8 February 2025

NATO Was Never About American Security

David Stockman

The evidence from the Soviet archives shows that Stalin’s policy during the 1947 pivot to Cold War was largely defensive and reactive. But even that departure from the cooperative modus operandi of the wartime alliance arose from what might well be described as an unforced error in Washington.

We are referring to the latter’s badly misplaced fears that deteriorating economic conditions in Western Europe could lead to communists coming to power in France, Italy and elsewhere. The truth of the matter, however, is that even the worst case – a communist France (or Italy or Belgium) – was not a serious military threat to America’s homeland security.
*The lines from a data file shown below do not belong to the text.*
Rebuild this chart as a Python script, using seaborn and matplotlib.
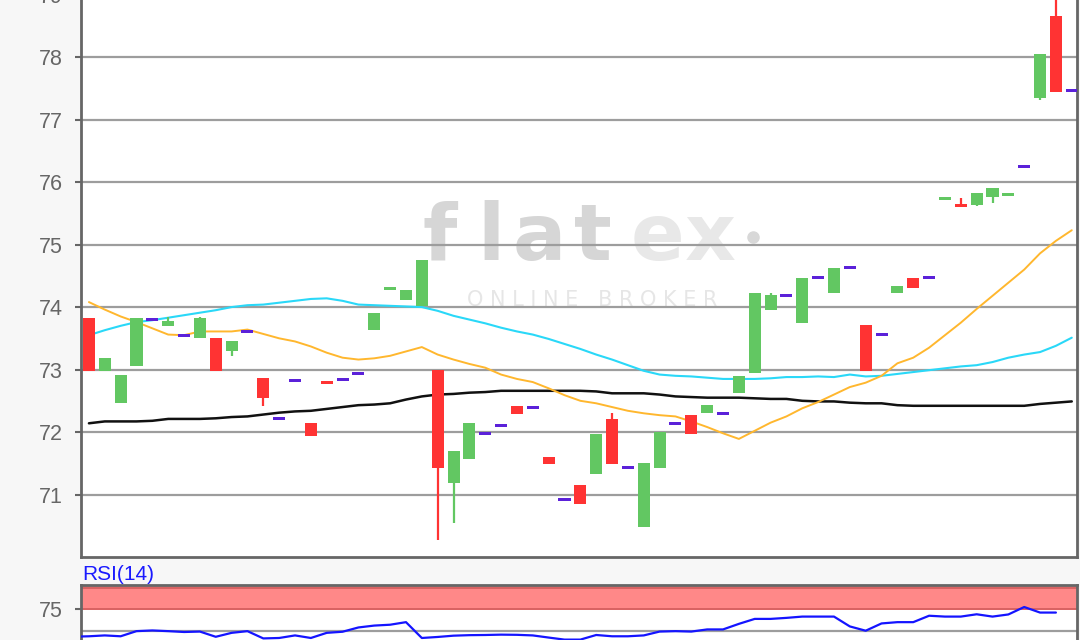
import matplotlib
matplotlib.use("Agg")
import matplotlib.pyplot as plt
import seaborn as sns
import numpy as np
import pandas as pd

# ---------------- data ----------------
opens = [73.82, 72.97, 72.47, 73.06, 73.80, 73.69, 73.54, 73.51, 73.50, 73.29,
         73.61, 72.86, 72.21, 72.82, 72.15, 72.81, 72.84, 72.94, 73.64, 74.29,
         74.12, 74.01, 73.00, 71.19, 71.57, 71.97, 72.10, 72.41, 72.39, 71.60,
         70.92, 71.16, 71.33, 72.21, 71.43, 70.48, 71.43, 72.13, 72.28, 72.31,
         72.30, 72.63, 72.94, 73.96, 74.19, 73.74, 74.48, 74.22, 74.63, 73.72,
         73.56, 74.22, 74.46, 74.48, 75.73, 75.64, 75.64, 75.76, 75.79, 76.25,
         77.34, 78.66, 77.46]
closes = [72.97, 73.18, 72.92, 73.82, 73.80, 73.78, 73.54, 73.82, 72.97, 73.46,
          73.61, 72.55, 72.21, 72.82, 71.94, 72.78, 72.84, 72.94, 73.91, 74.31,
          74.27, 74.75, 71.43, 71.70, 72.15, 71.97, 72.10, 72.29, 72.39, 71.49,
          70.92, 70.85, 71.97, 71.49, 71.43, 71.51, 72.00, 72.13, 71.97, 72.44,
          72.30, 72.89, 74.23, 74.20, 74.19, 74.46, 74.48, 74.62, 74.63, 72.97,
          73.56, 74.33, 74.31, 74.48, 75.75, 75.60, 75.83, 75.90, 75.81, 76.25,
          78.05, 77.44, 77.46]
highs = [73.82, 73.18, 72.92, 73.82, 73.80, 73.84, 73.54, 73.84, 73.50, 73.46,
         73.61, 72.86, 72.21, 72.82, 72.15, 72.81, 72.84, 72.94, 73.91, 74.31,
         74.27, 74.75, 73.00, 71.70, 72.15, 71.97, 72.10, 72.41, 72.39, 71.60,
         70.92, 71.16, 71.97, 72.31, 71.43, 71.51, 72.00, 72.13, 72.28, 72.44,
         72.30, 72.89, 74.23, 74.23, 74.19, 74.46, 74.48, 74.62, 74.63, 73.72,
         73.56, 74.33, 74.46, 74.48, 75.75, 75.74, 75.83, 75.90, 75.81, 76.25,
         78.05, 79.10, 77.46]
lows = [72.97, 72.97, 72.47, 73.06, 73.80, 73.69, 73.54, 73.51, 72.97, 73.21,
        73.61, 72.42, 72.21, 72.82, 71.94, 72.78, 72.84, 72.94, 73.64, 74.29,
        74.12, 74.01, 70.28, 70.55, 71.57, 71.97, 72.10, 72.29, 72.39, 71.49,
        70.92, 70.85, 71.33, 71.49, 71.43, 70.48, 71.43, 72.13, 71.97, 72.31,
        72.30, 72.63, 72.94, 73.96, 74.19, 73.74, 74.48, 74.22, 74.63, 72.97,
        73.56, 74.22, 74.31, 74.48, 75.73, 75.60, 75.61, 75.66, 75.79, 76.25,
        77.31, 77.44, 77.46]

ma_orange = [74.08, 73.96, 73.85, 73.76, 73.66, 73.56, 73.55, 73.61, 73.61, 73.61,
             73.64, 73.57, 73.50, 73.45, 73.37, 73.27, 73.19, 73.16, 73.18, 73.22,
             73.29, 73.36, 73.24, 73.16, 73.09, 73.03, 72.92, 72.85, 72.80, 72.70,
             72.59, 72.50, 72.46, 72.40, 72.34, 72.30, 72.27, 72.25, 72.17, 72.08,
             71.98, 71.89, 72.02, 72.15, 72.25, 72.38, 72.48, 72.60, 72.72, 72.79,
             72.90, 73.10, 73.19, 73.35, 73.55, 73.75, 73.97, 74.18, 74.39, 74.60,
             74.86, 75.06, 75.23]
ma_cyan = [73.55, 73.63, 73.70, 73.76, 73.79, 73.83, 73.87, 73.91, 73.95, 74.00,
           74.03, 74.04, 74.07, 74.10, 74.13, 74.14, 74.10, 74.04, 74.03, 74.02,
           74.01, 74.00, 73.94, 73.86, 73.80, 73.74, 73.67, 73.61, 73.56, 73.49,
           73.41, 73.33, 73.24, 73.16, 73.07, 72.98, 72.92, 72.90, 72.89, 72.87,
           72.85, 72.85, 72.85, 72.86, 72.88, 72.88, 72.89, 72.88, 72.92, 72.89,
           72.90, 72.93, 72.96, 72.99, 73.02, 73.05, 73.07, 73.12, 73.19, 73.24,
           73.28, 73.38, 73.51]
ma_black = [72.14, 72.17, 72.17, 72.17, 72.18, 72.21, 72.21, 72.21, 72.22, 72.24,
            72.25, 72.28, 72.31, 72.33, 72.34, 72.37, 72.40, 72.43, 72.44, 72.46,
            72.52, 72.57, 72.60, 72.61, 72.63, 72.64, 72.66, 72.66, 72.66, 72.66,
            72.66, 72.66, 72.65, 72.62, 72.62, 72.62, 72.60, 72.57, 72.56, 72.55,
            72.55, 72.55, 72.54, 72.53, 72.53, 72.50, 72.49, 72.49, 72.47, 72.46,
            72.46, 72.43, 72.42, 72.42, 72.42, 72.42, 72.42, 72.42, 72.42, 72.42,
            72.45, 72.47, 72.49]
rsi = [43.0, 43.5, 44.5, 43.5, 49.5, 50.3, 49.5, 48.5, 49.0, 42.9,
       47.5, 49.5, 41.0, 41.5, 44.5, 41.5, 47.5, 48.8, 53.8, 56.0,
       57.0, 60.0, 41.5, 42.7, 44.2, 44.8, 45.0, 45.4, 45.2, 44.5,
       42.0, 39.6, 39.6, 45.0, 43.5, 43.5, 44.5, 49.0, 49.5, 49.0,
       51.5, 51.5, 58.0, 63.8, 63.8, 65.0, 66.5, 66.5, 66.5, 55.0,
       50.0, 58.5, 60.0, 60.0, 67.5, 66.5, 66.5, 69.2, 66.5, 69.0,
       77.7, 71.2, 71.2]

price_ticks = [71, 72, 73, 74, 75, 76, 77, 78, 79]
rsi_ticks = [75]
rsi_label = "RSI(14)"

# ---------------- style ----------------
sns.set_theme(style="white")
plt.rcParams["font.family"] = ["Liberation Sans", "DejaVu Sans"]

GREEN = "#62c762"
RED = "#ff3333"
PURPLE = "#5b21d9"
GRID = "#9d9d9d"
SPINE = "#666666"

W, H = 1080, 640
fig = plt.figure(figsize=(W / 100, H / 100), dpi=100, facecolor="#f7f7f7")

ax = fig.add_axes([81 / W, 1 - 557 / H, 996 / W, (557 + 67.8) / H])
ax2 = fig.add_axes([81 / W, 1 - 673.5 / H, 996 / W, 89 / H])

df = pd.DataFrame({"o": opens, "c": closes, "h": highs, "l": lows,
                   "ma1": ma_orange, "ma2": ma_cyan, "ma3": ma_black, "rsi": rsi})
df["x"] = np.arange(len(df))

# ---------------- main panel ----------------
ax.set_facecolor("white")
ax.set_xlim(-0.5, 62.33)
ax.set_ylim(70, 80)
ax.set_yticks(price_ticks)
ax.set_xticks([])
ax.yaxis.grid(True, color=GRID, lw=1.6)
ax.set_axisbelow(True)
ax.tick_params(axis="y", length=4, width=1.5, color=SPINE, labelcolor=SPINE,
               labelsize=15.5, pad=9, left=True)
for s in ax.spines.values():
    s.set_color(SPINE)
    s.set_linewidth(2)

# watermark
wm_f = dict(transform=fig.transFigure, fontsize=57, fontweight="bold",
            family="DejaVu Sans", ha="center", va="baseline", zorder=0.1)
for ch, xp, col in [("f", 440, "#d6d6d6"), ("l", 491, "#d6d6d6"), ("a", 539, "#d6d6d6"),
                    ("t", 593, "#d6d6d6"), ("e", 658, "#e8e8e8"), ("x", 710, "#e8e8e8")]:
    ax.text(xp / W, 1 - 260 / H, ch, color=col, **wm_f)
ax.plot([753 / W], [1 - 237 / H], "o", ms=8, color="#d8d8d8",
        transform=fig.transFigure, zorder=0.1, clip_on=False)
ax.text(592 / W, 1 - 300 / H, "O N L I N E   B R O K E R", transform=fig.transFigure,
        fontsize=15, color="#e6e6e6", ha="center", va="center",
        family="DejaVu Sans", zorder=0.1)

# moving averages (seaborn)
sns.lineplot(data=df, x="x", y="ma3", ax=ax, color="#111111", lw=1.8, zorder=3)
sns.lineplot(data=df, x="x", y="ma2", ax=ax, color="#2ad8f8", lw=1.5, zorder=3)
sns.lineplot(data=df, x="x", y="ma1", ax=ax, color="#ffb72e", lw=1.4, zorder=3)

# candles
bw = 0.76
for _, r in df.iterrows():
    x = r["x"]
    if r["o"] == r["c"] and r["h"] == r["l"]:
        ax.bar(x, 0.048, bottom=r["o"] - 0.024, width=bw, color=PURPLE, lw=0, zorder=4)
        continue
    col = GREEN if r["c"] >= r["o"] else RED
    lo, hi = min(r["o"], r["c"]), max(r["o"], r["c"])
    if r["h"] > hi or r["l"] < lo:
        ax.vlines(x, r["l"], r["h"], color=col, lw=1.6, zorder=4)
    hgt = hi - lo
    if hgt < 0.05:
        mid = (hi + lo) / 2
        lo, hgt = mid - 0.025, 0.05
    ax.bar(x, hgt, bottom=lo, width=bw, color=col, lw=0, zorder=5)

ax.set_xlabel("")
ax.set_ylabel("")

# ---------------- RSI panel ----------------
ax2.set_facecolor("white")
ax2.set_xlim(-0.5, 62.33)
ax2.set_ylim(0, 104)
ax2.axhspan(74, 104, color="#ff8888", lw=0, zorder=1)
ax2.axhline(75, color="#d86262", lw=1.4, zorder=1.5)
ax2.axhline(100, color="#d86262", lw=1.4, zorder=1.5)
ax2.axhline(50, color=GRID, lw=1.6, zorder=1.5)
df["xr"] = df["x"] - 1
sns.lineplot(data=df, x="xr", y="rsi", ax=ax2, color="#1414ff", lw=1.6, zorder=3)
ax2.set_yticks(rsi_ticks)
ax2.set_xticks([])
ax2.tick_params(axis="y", length=4, width=1.5, color=SPINE, labelcolor=SPINE,
                labelsize=15.5, pad=9, left=True)
for s in ax2.spines.values():
    s.set_color(SPINE)
    s.set_linewidth(2)
ax2.set_xlabel("")
ax2.set_ylabel("")

fig.text(82 / W, 1 - 574 / H, rsi_label, color="#1a1aff", fontsize=15,
         ha="left", va="center")

fig.savefig("out.png", dpi=100, facecolor=fig.get_facecolor())
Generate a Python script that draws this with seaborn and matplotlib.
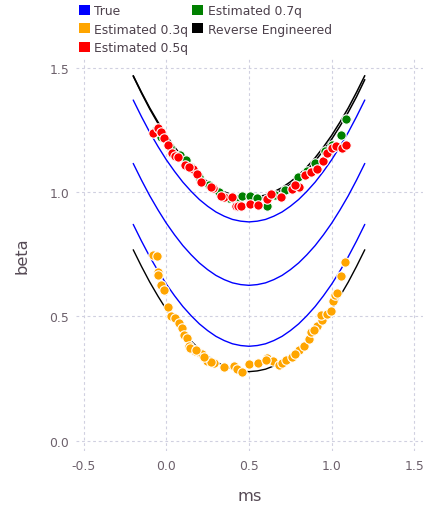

As we pointed out in Part 2, the post-war Soviet economy was a shambles. Its military had been bled and exhausted by its death struggle with the Wehrmacht and its Navy, which embodied but a tiny fraction of the US Navy’s fire-power, had no ability whatsoever to successfully transport an invasionary force across the Atlantic. Even had it allied with a “communist” France, for example, the military threat to the American homeland just wasn’t there.

To be sure, communist governments in Western Europe would have been a misfortune for electorates who might have stupidly put them in power. But that would have been their domestic governance problem, not a mortal threat to liberty and security on America’s side of the Atlantic moat.